Police in New Jersey are obviously trained to spot signs of criminal activity during routine traffic stops. However, police do not have the right to search your car just because you have been pulled over for a motor vehicle offense.
The first step in determining whether police can search your car is whether the police had “reasonable suspicion” to stop you in the first place. Law enforcement officials may stop motor vehicles when they have a reasonable suspicion that either the vehicle or occupant is subject to seizure for violation of the law. Delaware v. Prouse, 440 U.S. 648, 664, (1973). New Jersey Courts have held that a police officer’s observation of a motor vehicle offense is sufficient to justify a stop. State v. Murphy, 238 N.J. Super. 546, 553 (App. Div. 1990).
Next, it is important to keep in mind that any search made without a warrant is presumed to be illegal unless an exception to the warrant requirement can be shown by police. In the context of automobile searches, the most frequently found exceptions to police needing a warrant include: 1) Search of vehicle after arrest. This exception is no longer allowed by the courts in New Jersey; 2) The so-called “automobile exception. Under current law (see State v. Pena-Flores) this requires police to have both a) “probable cause” and b) exigent circumstances;” 3) abandonment; and 4) consent.
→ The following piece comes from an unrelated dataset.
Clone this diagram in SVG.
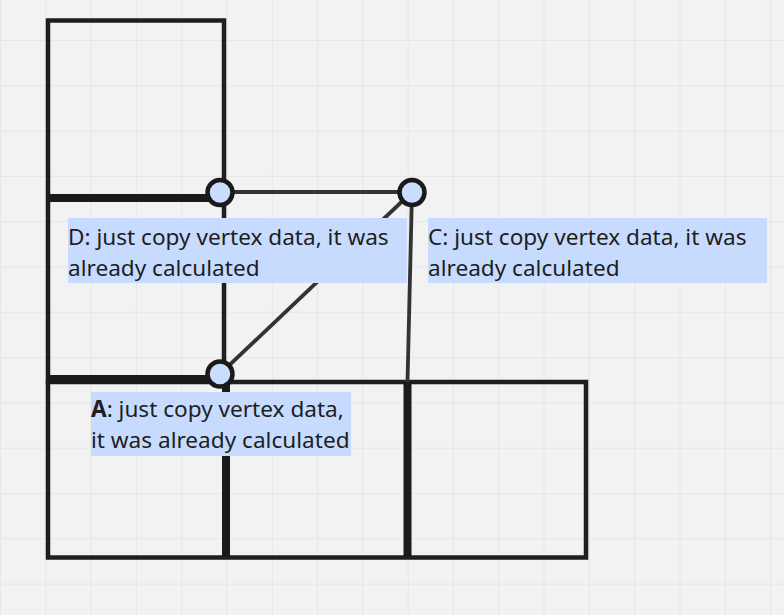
<svg xmlns="http://www.w3.org/2000/svg" width="784" height="615" viewBox="0 0 784 615">
<defs>
<pattern id="grid" x="0" y="-5.3" width="45.3" height="45.3" patternUnits="userSpaceOnUse">
<path d="M0 0V45.3M0 0H45.3" fill="none" stroke="#e6e6e6" stroke-width="2"/>
</pattern>
<style>
.frame{fill:none;stroke:#1e1e1e;stroke-width:4.5}
.thick{stroke:#1a1a1a;stroke-width:8;fill:none}
.edge{stroke:#333333;stroke-width:3.8;fill:none}
.vtx{fill:#c9ddff;stroke:#1a1a1a;stroke-width:4.5}
.lbl{fill:#c7dbff}
.txt{font-family:"Noto Sans","Open Sans","DejaVu Sans",sans-serif;font-size:22.6px;fill:#1e1e1e}
</style>
</defs>
<rect width="784" height="615" fill="#f2f2f2"/>
<rect width="784" height="615" fill="url(#grid)"/>
<g id="cells">
<rect class="frame" x="48" y="20.5" width="176" height="361"/>
<rect class="frame" x="48" y="382" width="538" height="175.5"/>
</g>
<g id="connectors">
<line class="thick" x1="48" y1="198" x2="212" y2="198"/>
<line class="thick" x1="48" y1="379" x2="212" y2="379"/>
<line class="thick" x1="226" y1="382" x2="226" y2="557"/>
<line class="thick" x1="407.5" y1="382" x2="407.5" y2="557"/>
<line class="edge" x1="220" y1="192" x2="412" y2="192"/>
<line class="edge" x1="220" y1="374" x2="412" y2="192"/>
<line class="edge" x1="412" y1="192" x2="407.5" y2="382"/>
</g>
<g id="vertex-D"><circle class="vtx" cx="220" cy="192.5" r="12.5"/></g>
<g id="vertex-C"><circle class="vtx" cx="412" cy="192.5" r="12.5"/></g>
<g id="vertex-A"><circle class="vtx" cx="220" cy="374" r="12.5"/></g>
<g id="label-D">
<rect class="lbl" x="68" y="218" width="339" height="65"/>
<text class="txt" x="68" y="245">D: just copy vertex data, it was</text>
<text class="txt" x="68" y="276">already calculated</text>
</g>
<g id="label-C">
<rect class="lbl" x="428" y="218" width="339" height="65"/>
<text class="txt" x="428" y="245">C: just copy vertex data, it was</text>
<text class="txt" x="428" y="276">already calculated</text>
</g>
<g id="label-A">
<rect class="lbl" x="91" y="392" width="260" height="64"/>
<text class="txt" x="91" y="417"><tspan font-weight="bold">A</tspan>: just copy vertex data,</text>
<text class="txt" x="91" y="448">it was already calculated</text>
</g>
</svg>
If police have searched your vehicle and found drugs, weapons, or other contraband and none of the exceptions to the warrant requirement exist (or are subject to challenge) an attorney skilled in pre-trial motions may be able to have the evidence tossed out after a suppression hearing. If you have been convicted of a crime after such a search, it may be possible to reverse your conviction and arrest on appeal.